Housing Begins to Slow as Financial Conditions Tighten


Rising inflation and higher mortgage rates are slowing traffic of prospective home buyers and putting a damper on builder sentiment. In June, the NAHB/Wells Fargo Housing Market (HMI) fell two more points to a level of 67 — the lowest HMI reading since June 2020. Six consecutive monthly declines for the HMI is a clear sign of a slowing housing market amidst a high-inflation, slow-growth economic environment.

As inflation is running at a 40-year high, economic policy needs to focus on improving the supply side of the economy by bringing down material, energy and transportation costs. Largely because of these supply-chain challenges, single-family starts decreased 9.2% in May to an annual rate of 1.55 million. Single-family permits decreased as well, dropping 5.5% and bringing the annual rate down to 1.05 million — its lowest pace since July 2020. Further declines are expected in the months ahead, which itself is a recession warning for the coming quarters.

Total existing home sales in May — including single-family homes, townhomes, condominiums and co-ops — fell 3.4% to a seasonally adjusted annual rate of 5.41 million. On a year-over-year basis, sales were 8.6% lower than a year ago. However, after posting four consecutive monthly declines on rising mortgage rates and worsening affordability conditions, new home sales posted a solid gain in May as some buyers rushed into the market in advance of the Federal Reserve’s June interest rate hike. New home sales surged 10.7% to a 696,000 seasonally adjusted annual rate, although year-to-date sales are 10.6% lower compared to a year ago.

New single-family home inventory remained elevated at a 7.7-month supply, up 42.6% over last year, with 444,000 available for sale. However, only 8.3% of new home inventory is completed and ready to occupy. The median sales price dipped to $449,000 in May, but is up 15% compared to a year ago, primarily because of higher construction and development costs, including materials.
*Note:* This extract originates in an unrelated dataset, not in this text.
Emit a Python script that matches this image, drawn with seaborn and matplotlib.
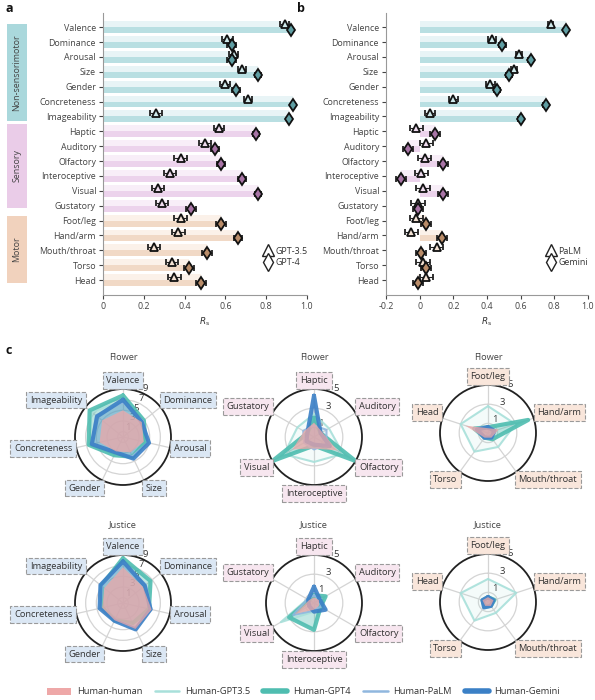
import numpy as np
import pandas as pd
import seaborn as sns
import matplotlib.pyplot as plt
from matplotlib.patches import Rectangle, Patch
from matplotlib.lines import Line2D

# ---- panel a / b data ----
dims = ['Valence', 'Dominance', 'Arousal', 'Size', 'Gender', 'Concreteness', 'Imageability',
        'Haptic', 'Auditory', 'Olfactory', 'Interoceptive', 'Visual', 'Gustatory',
        'Foot/leg', 'Hand/arm', 'Mouth/throat', 'Torso', 'Head']
groups = ['ns'] * 7 + ['sen'] * 6 + ['mot'] * 5

gpt35 = [0.89, 0.61, 0.64, 0.68, 0.60, 0.71, 0.26, 0.57, 0.50, 0.38, 0.33, 0.27, 0.29,
         0.38, 0.37, 0.25, 0.34, 0.35]
gpt35_err = [0.02, 0.025, 0.02, 0.02, 0.025, 0.02, 0.03, 0.025, 0.03, 0.03, 0.03, 0.03, 0.03,
             0.03, 0.03, 0.03, 0.03, 0.03]
gpt4 = [0.92, 0.63, 0.63, 0.76, 0.65, 0.93, 0.91, 0.75, 0.55, 0.58, 0.68, 0.76, 0.43,
        0.58, 0.66, 0.51, 0.42, 0.48]
gpt4_err = [0.01, 0.02, 0.02, 0.015, 0.02, 0.01, 0.01, 0.015, 0.02, 0.02, 0.02, 0.015, 0.025,
            0.025, 0.02, 0.025, 0.025, 0.025]

palm = [0.78, 0.43, 0.59, 0.56, 0.42, 0.20, 0.06, -0.02, 0.04, 0.03, 0.01, 0.02, -0.01,
        -0.02, -0.05, 0.10, 0.02, 0.04]
palm_err = [0.015, 0.025, 0.02, 0.02, 0.025, 0.025, 0.03, 0.04, 0.04, 0.04, 0.04, 0.04, 0.04,
            0.04, 0.04, 0.04, 0.04, 0.04]
gemini = [0.87, 0.49, 0.66, 0.53, 0.46, 0.75, 0.60, 0.09, -0.07, 0.14, -0.11, 0.14, -0.01,
          0.04, 0.13, 0.01, 0.04, -0.01]
gemini_err = [0.01, 0.02, 0.015, 0.02, 0.02, 0.015, 0.015, 0.03, 0.03, 0.03, 0.03, 0.03, 0.03,
              0.03, 0.03, 0.03, 0.03, 0.03]

# ---- panel c data ----
ns_dims = ['Valence', 'Dominance', 'Arousal', 'Size', 'Gender', 'Concreteness', 'Imageability']
sen_dims = ['Haptic', 'Auditory', 'Olfactory', 'Interoceptive', 'Visual', 'Gustatory']
mot_dims = ['Foot/leg', 'Hand/arm', 'Mouth/throat', 'Torso', 'Head']
series_names = ['Human-human', 'Human-GPT3.5', 'Human-GPT4', 'Human-PaLM', 'Human-Gemini']

flower_ns = {
    'Human-human': [5.0, 4.5, 4.0, 3.2, 3.0, 4.5, 5.0],
    'Human-GPT3.5': [6.8, 5.0, 4.5, 4.0, 3.5, 6.5, 7.5],
    'Human-GPT4': [7.8, 5.0, 4.3, 4.1, 3.8, 6.6, 8.0],
    'Human-PaLM': [6.5, 4.8, 4.8, 4.0, 3.2, 6.0, 6.5],
    'Human-Gemini': [7.0, 4.5, 5.0, 4.5, 3.2, 6.0, 6.2],
}
flower_sen = {
    'Human-human': [1.5, 1.0, 2.8, 1.2, 2.6, 1.2],
    'Human-GPT3.5': [2.4, 1.8, 3.5, 2.6, 3.6, 2.0],
    'Human-GPT4': [2.0, 0.8, 5.0, 0.9, 5.0, 0.8],
    'Human-PaLM': [1.2, 1.5, 1.5, 1.3, 1.2, 1.3],
    'Human-Gemini': [4.3, 0.8, 1.9, 0.8, 0.9, 0.8],
}
flower_mot = {
    'Human-human': [0.5, 1.2, 0.6, 0.6, 2.5],
    'Human-GPT3.5': [2.8, 3.0, 1.8, 2.4, 3.0],
    'Human-GPT4': [0.6, 4.4, 0.8, 0.6, 1.5],
    'Human-PaLM': [0.7, 0.8, 0.7, 0.7, 1.5],
    'Human-Gemini': [0.6, 0.7, 0.6, 0.6, 1.2],
}
justice_ns = {
    'Human-human': [6.7, 4.8, 5.5, 5.4, 3.6, 4.0, 4.5],
    'Human-GPT3.5': [7.5, 5.5, 5.0, 4.5, 3.6, 4.2, 5.0],
    'Human-GPT4': [8.4, 6.6, 5.0, 4.2, 3.6, 4.0, 5.2],
    'Human-PaLM': [7.5, 5.5, 5.5, 5.0, 3.5, 4.3, 5.0],
    'Human-Gemini': [7.8, 5.2, 5.3, 5.5, 3.7, 4.5, 5.4],
}
justice_sen = {
    'Human-human': [0.6, 0.6, 0.6, 0.7, 2.3, 0.6],
    'Human-GPT3.5': [0.8, 0.8, 0.8, 0.9, 4.0, 0.8],
    'Human-GPT4': [0.8, 1.4, 0.8, 2.8, 3.0, 0.6],
    'Human-PaLM': [0.8, 0.8, 0.8, 0.8, 2.5, 0.8],
    'Human-Gemini': [1.7, 0.7, 1.4, 0.9, 0.6, 0.7],
}
justice_mot = {
    'Human-human': [0.5, 0.6, 0.5, 0.5, 0.6],
    'Human-GPT3.5': [2.4, 3.1, 1.4, 2.4, 3.0],
    'Human-GPT4': [0.5, 0.7, 0.5, 0.6, 0.6],
    'Human-PaLM': [0.6, 0.6, 0.6, 0.6, 0.7],
    'Human-Gemini': [0.5, 0.6, 0.5, 0.7, 0.6],
}

# ---- styles ----
sns.set_theme(style='ticks')
plt.rcParams['font.family'] = ['Open Sans', 'DejaVu Sans']
plt.rcParams['text.color'] = '#333333'
plt.rcParams['axes.labelcolor'] = '#333333'
plt.rcParams['xtick.color'] = '#444444'
plt.rcParams['ytick.color'] = '#444444'
FS = 6.4

bar_cols = {'ns': ('#e8f4f6', '#b9dfe2'),
            'sen': ('#f8eef8', '#ecd3ec'),
            'mot': ('#fbf1e9', '#f1d9c6')}
mark_cols = {'ns': ('#cfe9eb', '#5f9ea3'),
             'sen': ('#f0dcef', '#a874a6'),
             'mot': ('#f4e2d4', '#b98c69')}
box_cols = {'ns': '#dbe7f4', 'sen': '#f7e6ef', 'mot': '#f9e6db'}
tag_cols = {'ns': '#aad8dc', 'sen': '#eacce8', 'mot': '#f1d2bd'}

ser_col = {'Human-human': '#eea8a8', 'Human-GPT3.5': '#a8e0da', 'Human-GPT4': '#4fbdb0',
           'Human-PaLM': '#90b7de', 'Human-Gemini': '#3b80c6'}

W, H = 595, 700
fig = plt.figure(figsize=(5.95, 7.0), dpi=100)


def px(x0, y0, x1, y1):
    return [x0 / W, 1 - y1 / H, (x1 - x0) / W, (y1 - y0) / H]


def bar_panel(ax, old, old_err, new, new_err, xlim, ticks, ticklabels, leg_labels):
    df = pd.DataFrame({'dim': dims * 2, 'val': new * 2,
                       'part': ['light'] * len(dims) + ['dark'] * len(dims)})
    sns.barplot(data=df, y='dim', x='val', hue='part', hue_order=['light', 'dark'],
                order=dims, orient='h', ax=ax, width=0.8, errorbar=None,
                legend=False, linewidth=0, gap=0)
    for k, cont in enumerate(ax.containers):
        for j, b in enumerate(cont):
            b.set_facecolor(bar_cols[groups[j]][k])
    for j in range(len(dims)):
        g = groups[j]
        ax.errorbar(old[j], j - 0.2, xerr=old_err[j], fmt='^', ms=5.5, mfc=mark_cols[g][0],
                    mec='#111111', mew=1.3, ecolor='#222222', elinewidth=0.8, capsize=2,
                    zorder=5)
        ax.errorbar(new[j], j + 0.2, xerr=new_err[j], fmt='d', ms=6, mfc=mark_cols[g][1],
                    mec='#111111', mew=1.3, ecolor='#222222', elinewidth=0.8, capsize=2,
                    zorder=5)
    ax.set_xlim(*xlim)
    ax.set_ylim(18.0, -0.95)
    ax.set_xticks(ticks)
    ax.set_xticklabels(ticklabels)
    ax.set_ylabel('')
    ax.set_xlabel('$R_\\mathrm{s}$', fontsize=FS, labelpad=3)
    ax.tick_params(axis='both', labelsize=FS, length=3, width=0.8, pad=2)
    sns.despine(ax=ax)
    for s in ['left', 'bottom']:
        ax.spines[s].set_color('#999999')
        ax.spines[s].set_linewidth(0.8)
    handles = [Line2D([], [], marker='^', ls='', ms=9, mfc='white', mec='#222222', mew=1.0),
               Line2D([], [], marker='d', ls='', ms=9, mfc='white', mec='#222222', mew=1.0)]
    ax.legend(handles, leg_labels, loc='lower right', bbox_to_anchor=(1.04, 0.07),
              frameon=False, fontsize=FS, handletextpad=0.2, labelspacing=0.3,
              handlelength=1.2)


ax_a = fig.add_axes(px(103, 13, 307, 295))
bar_panel(ax_a, gpt35, gpt35_err, gpt4, gpt4_err, (0, 1.0),
          [0, 0.2, 0.4, 0.6, 0.8, 1.0], ['0', '0.2', '0.4', '0.6', '0.8', '1.0'],
          ['GPT-3.5', 'GPT-4'])
ax_b = fig.add_axes(px(386, 13, 588, 295))
bar_panel(ax_b, palm, palm_err, gemini, gemini_err, (-0.2, 1.0),
          [-0.2, 0, 0.2, 0.4, 0.6, 0.8, 1.0],
          ['-0.2', '0', '0.2', '0.4', '0.6', '0.8', '1.0'], ['PaLM', 'Gemini'])

# group tags on the left of panel a
for g, label, y0, y1 in [('ns', 'Non-sensorimotor', 24, 121), ('sen', 'Sensory', 124, 208),
                         ('mot', 'Motor', 216, 283)]:
    fig.add_artist(Rectangle((7 / W, 1 - y1 / H), 20 / W, (y1 - y0) / H,
                             transform=fig.transFigure, fc=tag_cols[g], ec='none'))
    fig.text(17 / W, 1 - (y0 + y1) / 2 / H, label, rotation=90, ha='center', va='center',
             fontsize=FS, color='#444444')

# panel letters
fig.text(6 / W, 1 - 9 / H, 'a', fontsize=9, fontweight='bold', va='center', color='#111111')
fig.text(297 / W, 1 - 9 / H, 'b', fontsize=9, fontweight='bold', va='center', color='#111111')
fig.text(6 / W, 1 - 350 / H, 'c', fontsize=9, fontweight='bold', va='center', color='#111111')


def radar(cx, cy, labels, data, rmax, ticks, box, title, ty):
    R = 48
    ax = fig.add_axes(px(cx - R, cy - R, cx + R, cy + R), projection='polar')
    n = len(labels)
    ang = np.linspace(0, 2 * np.pi, n, endpoint=False)
    ax.set_theta_zero_location('N')
    ax.set_theta_direction(-1)
    ax.set_facecolor('white')
    angc = np.append(ang, ang[0])
    styles = {'Human-GPT3.5': (1.5, 0.12), 'Human-GPT4': (3.0, 0.35),
              'Human-PaLM': (1.5, 0.12), 'Human-Gemini': (3.0, 0.3)}
    for name in ['Human-GPT3.5', 'Human-GPT4', 'Human-PaLM', 'Human-Gemini']:
        v = np.append(data[name], data[name][0])
        lw, al = styles[name]
        ax.fill(angc, v, color=ser_col[name], alpha=al, lw=0, zorder=3)
        ax.plot(angc, v, color=ser_col[name], lw=lw, alpha=0.9, zorder=4)
    v = np.append(data['Human-human'], data['Human-human'][0])
    ax.fill(angc, v, color=ser_col['Human-human'], alpha=0.75, lw=0, zorder=5)
    ax.set_ylim(0, rmax)
    ax.set_thetagrids(np.degrees(ang), [''] * n)
    ax.set_rgrids(ticks, [str(t) for t in ticks], angle=24, fontsize=FS + 0.4,
                  color='#333333')
    ax.grid(color='#d4d4d4', lw=0.9)
    ax.spines['polar'].set_color('#222222')
    ax.spines['polar'].set_linewidth(1.3)
    ax.tick_params(pad=0)
    for a, lab in zip(ang, labels):
        s, c = np.sin(a), np.cos(a)
        ha = 'left' if s > 0.3 else ('right' if s < -0.3 else 'center')
        va = 'bottom' if c > 0.3 else ('top' if c < -0.3 else 'center')
        ax.text(a, rmax * 1.08, lab, ha=ha, va=va, fontsize=FS + 0.3, color='#333333',
                zorder=10,
                bbox=dict(boxstyle='square,pad=0.4', fc=box, ec='#9a9a9a', ls='--', lw=0.8))
    fig.text(cx / W, 1 - ty / H, title, ha='center', va='center', fontsize=FS + 0.3,
             color='#444444')


radar(123, 437, ns_dims, flower_ns, 9, [1, 3, 5, 7, 9], box_cols['ns'], 'Flower', 357)
radar(314, 437, sen_dims, flower_sen, 5, [1, 3, 5], box_cols['sen'], 'Flower', 357)
radar(488, 433, mot_dims, flower_mot, 5, [1, 3, 5], box_cols['mot'], 'Flower', 357)
radar(123, 603, ns_dims, justice_ns, 9, [1, 3, 5, 7, 9], box_cols['ns'], 'Justice', 525)
radar(314, 603, sen_dims, justice_sen, 5, [1, 3, 5], box_cols['sen'], 'Justice', 525)
radar(488, 602, mot_dims, justice_mot, 5, [1, 3, 5], box_cols['mot'], 'Justice', 525)

leg_handles = [Patch(fc=ser_col['Human-human'], ec='none'),
               Line2D([], [], color=ser_col['Human-GPT3.5'], lw=1.8),
               Line2D([], [], color=ser_col['Human-GPT4'], lw=4),
               Line2D([], [], color=ser_col['Human-PaLM'], lw=1.8),
               Line2D([], [], color=ser_col['Human-Gemini'], lw=4)]
fig.legend(leg_handles, series_names, loc='center', bbox_to_anchor=(0.51, 1 - 692 / H),
           ncol=5, frameon=False, fontsize=FS + 0.3, handlelength=2.6, columnspacing=1.4,
           handletextpad=0.6)

fig.savefig('out.png', dpi=100)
We foresee a modest economic recession in mid-2023 given tightening financial conditions and increased economic uncertainty. Higher interest rates will undoubtedly slow housing and business investment, acting as a drag on economic growth. The unemployment rate is therefore expected to rise from near cycle lows to above 5% in 2023, while broader-based inflation will ease further as the economy slows.